Attraverso il punto di vista del protagonista, un bambino tetraplegico che osserva con sguardo ironico e acuto quello che lo circonda, il libro di Michele Cecchini "E questo e niente" ci racconta di adulti sempre scontenti e misteriosi, di diversità ed empatia, e dei coraggiosi "medici alla rovescia" degli anni Sessanta.
Inclusione  Grandi insegnanti A volte i punti di vista più “anomali” sono quelli che illuminano la realtà di nuovi significati e che aiutano ragazzi e adulti a riflettereda un’altra prospettiva su alcuni temi fondamentali come la diversità, la malattia, l’amore, la morte. È quello che fa la voce narrante di E questo è niente (Bollati Boringhieri), l’ultimo libro di Michele Cecchini: la storia è infatti raccontata dal protagonista Giulio, un bambino tetraplegico che vive con la famiglia in un paesino della campagna fiorentina degli anni Sessanta. Costretto all'immobilità, Giulio osserva i suoi familiari e rielabora a modo suo quello che riesce a intercettare, come emerge anche dai brevi estratti della storia che è possibile ascoltare nella playlist dedicata sul canale Spreaker di Dire, fare, insegnare.

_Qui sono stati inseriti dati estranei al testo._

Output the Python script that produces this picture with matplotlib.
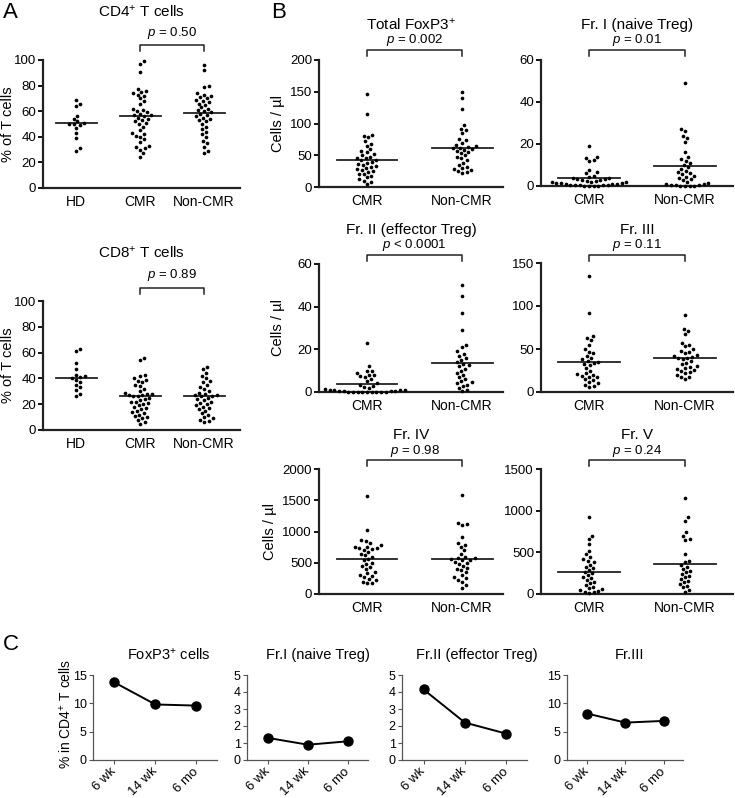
import numpy as np
import matplotlib
matplotlib.use('Agg')
import matplotlib.pyplot as plt
from matplotlib.transforms import blended_transform_factory

plt.rcParams['font.family'] = 'Liberation Sans'
plt.rcParams['mathtext.fontset'] = 'custom'
plt.rcParams['mathtext.rm'] = 'Liberation Sans'
plt.rcParams['mathtext.it'] = 'Liberation Sans:italic'

W, H = 735, 798

## Data
groups_a = ['HD', 'CMR', 'Non-CMR']
groups_b = ['CMR', 'Non-CMR']

cd4_hd = [69, 66, 64, 56, 54, 52, 51, 50, 50, 49, 47, 43, 39, 31, 29]
cd4_cmr = [99, 97, 91, 77, 76, 75, 74, 73, 72, 70, 68, 66, 62, 61, 60, 59, 58, 57, 57, 56,
           55, 54, 53, 52, 51, 50, 48, 45, 43, 42, 41, 40, 38, 36, 33, 32, 31, 30, 27, 24]
cd4_non = [96, 92, 80, 79, 74, 73, 72, 71, 70, 69, 68, 67, 66, 65, 63, 62, 61, 60, 59, 58,
           57, 56, 55, 54, 53, 52, 50, 48, 46, 44, 42, 40, 37, 35, 32, 29, 27]
cd4_med = [50.5, 56.5, 58.5]

cd8_hd = [63, 61, 52, 47, 43, 42, 41, 40, 39, 37, 35, 33, 31, 28, 26]
cd8_cmr = [56, 54, 43, 42, 40, 39, 38, 37, 35, 34, 32, 30, 29, 28, 28, 27, 27, 26, 26, 25,
           24, 23, 22, 22, 21, 20, 19, 18, 17, 16, 15, 14, 13, 12, 11, 10, 9, 8, 6, 5]
cd8_non = [49, 47, 44, 42, 40, 38, 37, 35, 33, 32, 30, 29, 28, 27, 27, 26, 26, 25, 24, 23,
           22, 21, 20, 19, 18, 17, 16, 15, 13, 12, 10, 9, 8, 7, 6]
cd8_med = [40.5, 26, 26]

foxp3_cmr = [146, 115, 82, 80, 78, 72, 68, 65, 60, 57, 55, 52, 50, 48, 46, 45, 43, 42, 40,
             38, 36, 35, 33, 32, 30, 28, 27, 25, 23, 21, 20, 18, 15, 12, 10, 8, 5]
foxp3_non = [150, 140, 123, 97, 92, 90, 85, 76, 74, 70, 66, 64, 63, 62, 61, 60, 58, 57, 55,
             53, 50, 48, 45, 42, 38, 35, 32, 30, 28, 26, 25, 23, 22]
foxp3_med = [43, 62]

fr1_cmr = [19, 14, 13.5, 12.5, 12, 7.5, 6.5, 6, 5, 4.5, 4, 4, 3.5, 3.5, 3, 3, 2.5, 2.5, 2,
           2, 2, 1.5, 1.5, 1.5, 1, 1, 1, 0.5, 0.5, 0.5, 0.3, 0.3, 0.2, 0.1, 0, 0]
fr1_non = [49, 27, 26, 24, 23, 21, 16, 14, 13, 12, 11, 10, 9, 8, 7, 6.5, 6, 5.5, 5, 4.5, 4,
           3.5, 3, 2, 1.5, 1, 0.8, 0.5, 0.4, 0.3, 0.2, 0.1, 0, 0]
fr1_med = [4, 9.7]

fr2_cmr = [23, 12, 10, 10, 9, 8, 8, 7.5, 7, 6, 5, 4, 3.5, 3, 2.5, 2, 1.5, 1, 1, 1, 0.8, 0.5,
           0.5, 0.3, 0.3, 0.2, 0.2, 0.1, 0.1, 0, 0, 0, 0, 0]
fr2_non = [50, 45, 37, 29, 22, 21, 19, 18, 17, 16, 15, 14, 13, 12.5, 12, 11, 10, 9, 8, 7, 6,
           5, 4.5, 4, 3.5, 3, 2, 1, 0.5]
fr2_med = [3.8, 13.5]

fr3_cmr = [135, 92, 65, 63, 60, 55, 50, 47, 45, 42, 40, 38, 36, 35, 34, 33, 31, 28, 25, 22,
           21, 20, 19, 18, 17, 15, 14, 12, 10, 8, 7, 6]
fr3_non = [89, 73, 71, 67, 57, 55, 53, 50, 48, 47, 45, 43, 42, 41, 40, 39, 38, 36, 34, 32,
           30, 29, 28, 27, 26, 25, 23, 22, 20, 18, 17, 15]
fr3_med = [35, 39]

fr4_cmr = [1570, 1020, 870, 850, 820, 780, 760, 750, 740, 730, 720, 700, 680, 640, 620, 600,
           560, 540, 500, 480, 450, 430, 400, 350, 330, 310, 290, 270, 240, 220, 200, 180, 170]
fr4_non = [1580, 1140, 1120, 1100, 920, 820, 780, 760, 700, 640, 600, 580, 570, 560, 550, 540,
           520, 500, 480, 450, 420, 400, 380, 350, 300, 270, 250, 220, 200, 150, 100]
fr4_med = [555, 565]

fr5_cmr = [920, 700, 660, 600, 520, 480, 450, 420, 400, 380, 350, 330, 310, 290, 270, 250,
           230, 210, 190, 170, 150, 130, 110, 90, 70, 60, 50, 40, 30, 20, 10]
fr5_non = [1150, 920, 880, 740, 700, 660, 650, 480, 400, 380, 350, 330, 300, 280, 260, 240,
           220, 200, 180, 160, 140, 120, 100, 80, 50, 30]
fr5_med = [270, 355]

timepoints = ['6 wk', '14 wk', '6 mo']
c_foxp3 = [13.7, 9.8, 9.6]
c_fr1 = [1.3, 0.9, 1.1]
c_fr2 = [4.15, 2.2, 1.55]
c_fr3 = [8.2, 6.6, 6.9]


fig = plt.figure(figsize=(W / 100, H / 100), dpi=100)


def fy(y):
    return 1 - y / H


def add_ax(l, r, t, b):
    return fig.add_axes([l / W, 1 - b / H, (r - l) / W, (b - t) / H])


def swarm(ypix, d):
    # simple beeswarm: offsets in pixels
    order = np.argsort(ypix)
    xs = np.zeros(len(ypix))
    placed = []
    for i in order:
        y = ypix[i]
        cands = [0.0]
        for px, py in placed:
            dy = abs(py - y)
            if dy < d:
                dx = np.sqrt(d * d - dy * dy)
                cands += [px + dx, px - dx]
        cands.sort(key=abs)
        for c in cands:
            if all((c - px) ** 2 + (y - py) ** 2 >= d * d - 1e-6 for px, py in placed):
                xs[i] = c
                break
        placed.append((xs[i], y))
    return xs


def dot_panel(ax, labels, groups, meds, xlim, ymax, yticks, title, ptxt, br, ty, ylabel=None):
    ax.set_xlim(*xlim)
    ax.set_ylim(0, ymax)
    ppu = (ax.transData.transform((1, 0)) - ax.transData.transform((0, 0)))[0]
    for i, vals in enumerate(groups):
        vals = np.asarray(vals, float)
        yp = ax.transData.transform(np.column_stack([np.zeros(len(vals)), vals]))[:, 1]
        off = swarm(yp, 4.7)
        ax.scatter(i + off / ppu, vals, s=7, c='black', lw=0, clip_on=False, zorder=3)
        ax.plot([i - 0.32, i + 0.32], [meds[i]] * 2, color='#222222', lw=1.3, zorder=2)
    ax.set_xticks(range(len(labels)))
    ax.set_xticklabels(labels, fontsize=10)
    ax.set_yticks(yticks)
    ax.tick_params(axis='y', length=3.5, width=1.3, labelsize=9.5, pad=1.5)
    ax.tick_params(axis='x', length=0, pad=5)
    for s in ['top', 'right']:
        ax.spines[s].set_visible(False)
    for s in ['left', 'bottom']:
        ax.spines[s].set_linewidth(1.6)
        ax.spines[s].set_color('#222222')
    ax.patch.set_alpha(0)
    # title, p value and bracket
    pos = ax.get_position()
    fig.text(pos.x0 + pos.width / 2, fy(ty[0]), title, ha='center', va='center', fontsize=11)
    tr = blended_transform_factory(ax.transData, fig.transFigure)
    a, b = br
    ax.plot([a, a, b, b], [fy(ty[2] + 6), fy(ty[2]), fy(ty[2]), fy(ty[2] + 6)], color='#222222',
            lw=1.1, transform=tr, clip_on=False)
    ax.text((a + b) / 2, fy(ty[1]), ptxt, ha='center', va='center', fontsize=9.5, transform=tr)
    if ylabel:
        x0, yc = ylabel[1]
        fig.text(x0 / W, fy(yc), ylabel[0], rotation=90, ha='center', va='center', fontsize=10.5)


## Panel A
ax = add_ax(43, 240, 60, 188)
dot_panel(ax, groups_a, [cd4_hd, cd4_cmr, cd4_non], cd4_med, (-0.52, 2.56), 100,
          [0, 20, 40, 60, 80, 100], 'CD4$^{+}$ T cells', '$p$ = 0.50', (1, 2), (12, 33, 45),
          ylabel=('% of T cells', (8, 124)))
ax = add_ax(43, 240, 301, 430)
dot_panel(ax, groups_a, [cd8_hd, cd8_cmr, cd8_non], cd8_med, (-0.52, 2.56), 100,
          [0, 20, 40, 60, 80, 100], 'CD8$^{+}$ T cells', '$p$ = 0.89', (1, 2), (253, 275, 288),
          ylabel=('% of T cells', (8, 365)))

## Panel B
lx = (-0.505, 1.43)
rx = (-0.5, 1.5)
ax = add_ax(319, 503, 60, 187)
dot_panel(ax, groups_b, [foxp3_cmr, foxp3_non], foxp3_med, lx, 200, [0, 50, 100, 150, 200],
          'Total FoxP3$^{+}$', '$p$ = 0.002', (0, 1), (25, 40, 50),
          ylabel=('Cells / µl', (278, 123)))
ax = add_ax(541, 733, 60, 186)
dot_panel(ax, groups_b, [fr1_cmr, fr1_non], fr1_med, rx, 60, [0, 20, 40, 60],
          'Fr. I (naive Treg)', '$p$ = 0.01', (0, 1), (25, 40, 50))
ax = add_ax(319, 503, 264, 392)
dot_panel(ax, groups_b, [fr2_cmr, fr2_non], fr2_med, lx, 60, [0, 20, 40, 60],
          'Fr. II (effector Treg)', '$p$ < 0.0001', (0, 1), (230, 245, 255),
          ylabel=('Cells / µl', (278, 328)))
ax = add_ax(541, 733, 263, 392)
dot_panel(ax, groups_b, [fr3_cmr, fr3_non], fr3_med, rx, 150, [0, 50, 100, 150],
          'Fr. III', '$p$ = 0.11', (0, 1), (230, 245, 255))
ax = add_ax(319, 503, 469, 594)
dot_panel(ax, groups_b, [fr4_cmr, fr4_non], fr4_med, lx, 2000, [0, 500, 1000, 1500, 2000],
          'Fr. IV', '$p$ = 0.98', (0, 1), (435, 451, 460),
          ylabel=('Cells / µl', (270, 531)))
ax = add_ax(541, 733, 469, 594)
dot_panel(ax, groups_b, [fr5_cmr, fr5_non], fr5_med, rx, 1500, [0, 500, 1000, 1500],
          'Fr. V', '$p$ = 0.24', (0, 1), (435, 451, 460))

## Panel C
c_specs = [
    ((93, 217), c_foxp3, 15, [0, 5, 10, 15], 'FoxP3$^{+}$ cells', 169),
    ((247, 368), c_fr1, 5, [0, 1, 2, 3, 4, 5], 'Fr.I (naive Treg)', 318),
    ((402, 527), c_fr2, 5, [0, 1, 2, 3, 4, 5], 'Fr.II (effector Treg)', 477),
    ((567, 683), c_fr3, 15, [0, 5, 10, 15], 'Fr.III', 629),
]
for k, ((l, r), vals, ymax, yt, title, tx) in enumerate(c_specs):
    ax = add_ax(l, r, 675, 760)
    ax.plot(range(len(vals)), vals, '-o', color='black', lw=1.4, ms=6.5, clip_on=False)
    ax.set_xlim(-0.52, 2.5)
    ax.set_ylim(0, ymax)
    ax.set_yticks(yt)
    ax.set_xticks(range(len(timepoints)))
    ax.set_xticklabels(timepoints, rotation=45, ha='right', va='center', rotation_mode='anchor',
                       fontsize=9.5)
    ax.tick_params(axis='both', length=3, width=0.8, labelsize=9, pad=1.5, color='#555555')
    ax.tick_params(axis='x', pad=4, labelsize=9.5)
    for s in ['top', 'right']:
        ax.spines[s].set_visible(False)
    for s in ['left', 'bottom']:
        ax.spines[s].set_linewidth(0.9)
        ax.spines[s].set_color('#555555')
    fig.text(tx / W, fy(655), title, ha='center', va='center', fontsize=10.5)

fig.text(66 / W, fy(714), '% in CD4$^{+}$ T cells', rotation=90, ha='center', va='center',
         fontsize=10)

## Panel letters
fig.text(3 / W, fy(12), 'A', fontsize=16, va='center', ha='left')
fig.text(271 / W, fy(12), 'B', fontsize=16, va='center', ha='left')
fig.text(3 / W, fy(644), 'C', fontsize=16, va='center', ha='left')

fig.savefig('out.png', dpi=100)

«Nel dare voce al protagonista, ho cercato di tenermi alla larga dal tono pietistico e dalla retorica dei “bambini speciali” e di ricorrere invece alla leggerezza e all'ironia, grazie alle numerose opportunità che lo sguardo di Giulio mi ha offerto, e movimentando la trama con un piccolo giallo che deve risolvere nel suo paese» ci ha raccontato Michele Cecchini. «Emerge così un quadro strampalato talvolta crudo del mondo dei cosiddetti “normali”, che lui considera “gli esseri più misteriosi e scontenti di tutti”, costantemente prigionieri delle loro frustrazioni, inquietudini e insoddisfazioni.»
E questo è niente racconta anche dal punto di vista storico la condizione particolare in cui vivevano allora i cosiddetti “infelici”, i bambini affetti da paralisi cerebrale infantile, spesso provocata dall’uso del forcipe durante il parto. Adriano Milani, neuropsichiatra e fratello di don Lorenzo, fu tra i primi in Italia a battersi perché la sanità si prendesse cura di questi bambini, riconoscendo loro la dignità di esseri umani: dopo lunghe battaglie, arrivò a dirigere a Firenze un istituto in cui confluivano bambini i cerebrolesi, che lì potevano svolgere non solo la fisioterapia ma anche altre attività.
Le famiglie si vergognavano infatti dei loro bambini “infelici”, che venivanotenuti nascosti in una stanza o addirittura nelle soffitte. Per questo alcuni dottori dell’équipe di Adriano Milani giravano per la Toscana chiedendo a farmacisti, parroci e medici di famiglia se fossero a conoscenza di casi di bambini tetraplegici nei paraggi. «Nel mio libro il protagonista chiama questi medici “dottori alla rovescia”perché in maniera inusuale sono loro ad andare a cercare i pazienti, per toglierli dal cono d'ombra in cui sono relegati» spiega l’autore. «Anche Giulio un certo punto viene raggiunto da uno di questi medici e inizia a frequentare l'istituto di Adriano Milani a Firenze».
Anche il padre di Michele Cecchini, Sergio è stato un “dottore alla rovescia” allievo di Adriano Milani: lavorò come neuropsichiatra presso l’istituto di Firenze e poi aprì a Lucca, nel 1966, un suo centro per bambini affetti da paralisi cerebrale infantile. «Per me questo romanzo ha un valore particolare, dal momento che per scriverlo ho attinto dai racconti di mio padre. Ho avvertito l’urgenza di recuperare questo pezzo di storia del nostro Paese e di raccontare di quei medici che ebbero il coraggio di intraprendere un’attività pionieristica che ha portato finalmente a riconoscere la dignità di quei bambini. Il fatto che tra questi medici ci sia stato mio padre mi rende particolarmente orgoglioso, e questo libro è il modo che ho di ringraziarlo.»